Accounting for orchestration and retries
Warmup, queueing, and orchestration overhead can add 5–20% to billed time. Retries matter in noisy environments; a 12% retry rate turns 200 planned trials into 224 expected trials. Early stopping can offset this. If pruning saves 18% of runtime, apply it to the average runtime before overhead so the discount is not double-counted.
Evaluation, logging, and data handling costs
Per-trial evaluation often includes inference, metrics aggregation, and artifact uploads. Even $0.35 per trial becomes $78 at 224 trials. Logging and experiment tracking can be priced per run, per GB, or per API call. Treat data preparation as a per-trial cost when it repeats, and as labor when it is a one-time pipeline build. Storage is commonly billed per GB-month; retaining 120 GB for 30 days at $0.10/GB-month adds $12, plus transfer.
Budgeting with contingencies and governance
Use contingency for variance in runtime, retries, and scope. A 10% contingency on a $4,500 subtotal is $450, which is often cheaper than a mid-cycle stop. Apply tax only after contingency if tax is charged on the full invoice. Keep a record of assumptions so stakeholders can compare planned versus actual spend and adjust the search space intelligently. Operational guardrails help: set max trials, spend alerts, and a “stop if no improvement after N trials” rule to protect the budget each cycle.
FAQs
Use the billable resource your provider prices hourly, such as a GPU, accelerator slice, or CPU node. If one trial uses two GPUs, set Units per Trial to 2.
Concurrency mainly changes wall-clock time. Total compute cost depends on unit-hours, not how many trials run in parallel. Spend changes only if parallel runs force a pricier tier or increase retries.
Use a realistic average that reflects long tails. A mean or trimmed-mean often works better than the fastest run. If you have p90 data, set the average closer to p75–p90 for safety.
Early stopping reduces the effective runtime per trial. Enter the expected percentage saved from pruning or stopping rules, then the calculator applies it before overhead so billed time is not reduced twice.

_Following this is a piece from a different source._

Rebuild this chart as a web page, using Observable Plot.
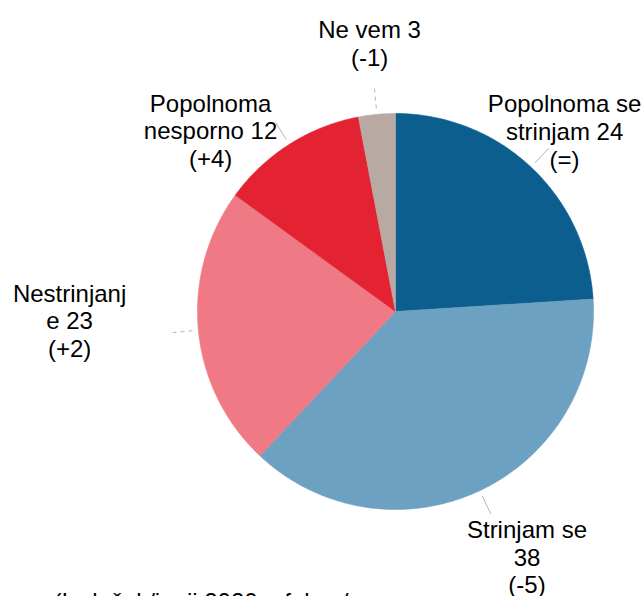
<!DOCTYPE html>
<html><head><meta charset="utf-8">
<script src="https://cdn.jsdelivr.net/npm/d3@7"></script>
<script src="https://cdn.jsdelivr.net/npm/@observablehq/plot@0.6"></script>
<style>body{margin:0;background:#fff;overflow:hidden}</style>
</head><body><div id="chart"></div>
<script>
// ---- data ----
const categories = ["Popolnoma se strinjam", "Strinjam se", "Nestrinjanje", "Popolnoma nesporno", "Ne vem"];
const values = [24, 38, 23, 12, 3];
const changes = ["(=)", "(-5)", "(+2)", "(+4)", "(-1)"];
const labelLines = [["Popolnoma se", "strinjam 24"], ["Strinjam se", "38"], ["Nestrinjanj", "e 23"], ["Popolnoma", "nesporno 12"], ["Ne vem 3"]];
const caption = "(Izvleček/junij 2020 – fokus/";

// ---- style / layout ----
const colors = ["#0b5e8e", "#6da1c1", "#ef7984", "#e32232", "#b8aaa2"];
const labelPos = [[0.854, 0.911], [0.664, -1.240], [-1.646, -0.045], [-0.934, 0.914], [-0.131, 1.355]];
const R = 198, CX = 395, CY = 311, W = 643, H = 596;

const total = d3.sum(values);
let acc = 0;
const slices = categories.map((c, i) => {
  const a0 = acc / total * 2 * Math.PI; acc += values[i];
  const a1 = acc / total * 2 * Math.PI;
  return {category: c, i, a0, a1, mid: (a0 + a1) / 2};
});
const piePts = slices.flatMap(s => {
  const n = Math.max(2, Math.ceil((s.a1 - s.a0) / (Math.PI / 360)));
  const pts = [{category: s.category, x: 0, y: 0}];
  for (let k = 0; k <= n; k++) {
    const a = s.a0 + (s.a1 - s.a0) * k / n;
    pts.push({category: s.category, x: Math.sin(a), y: Math.cos(a)});
  }
  pts.push({category: s.category, x: 0, y: 0});
  return pts;
});
const leaders = slices.map(s => ({
  category: s.category, dashed: s.i >= 4 || s.i === 2,
  x1: 1.03 * Math.sin(s.mid), y1: 1.03 * Math.cos(s.mid),
  x2: 1.13 * Math.sin(s.mid), y2: 1.13 * Math.cos(s.mid)
}));
const labels = slices.map(s => ({
  text: labelLines[s.i].join("\n") + "\n" + changes[s.i],
  x: labelPos[s.i][0], y: labelPos[s.i][1]
}));

const chart = Plot.plot({
  width: W, height: H, margin: 0,
  x: {domain: [-CX / R, (W - CX) / R], axis: null},
  y: {domain: [-(H - CY) / R, CY / R], axis: null},
  color: {domain: categories, range: colors},
  style: {fontFamily: "'Liberation Sans', Arial, sans-serif", background: "#fff"},
  marks: [
    Plot.line(piePts, {x: "x", y: "y", z: "category", fill: "category", stroke: "category", strokeWidth: 0.6, curve: "linear"}),
    Plot.link(leaders.filter(d => !d.dashed), {x1: "x1", y1: "y1", x2: "x2", y2: "y2", stroke: "#b5b5b5", strokeWidth: 1}),
    Plot.link(leaders.filter(d => d.dashed), {x1: "x1", y1: "y1", x2: "x2", y2: "y2", stroke: "#b5b5b5", strokeWidth: 1, strokeDasharray: "4,4"}),
    Plot.text(labels, {x: "x", y: "y", text: "text", fontSize: 24, lineHeight: 1.15, lineAnchor: "middle", textAnchor: "middle", fill: "#000"}),
    Plot.text([caption], {text: d => d, frameAnchor: "bottom-left", dx: 53, dy: -4, lineAnchor: "top", textAnchor: "start", fontSize: 24, fill: "#000"})
  ]
});
document.getElementById("chart").append(chart);
</script>
</body></html>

Initialization, data loading, checkpointing, and orchestration time are frequently billed. Adding warmup minutes and overhead percent makes the estimate match invoices more closely, especially for short trials where setup is a larger share.
Reduce the search space and trial count with better priors, smaller pilot runs, and adaptive search. Improve data and evaluation so fewer retries occur. Use budget caps and stopping rules to end unproductive runs early.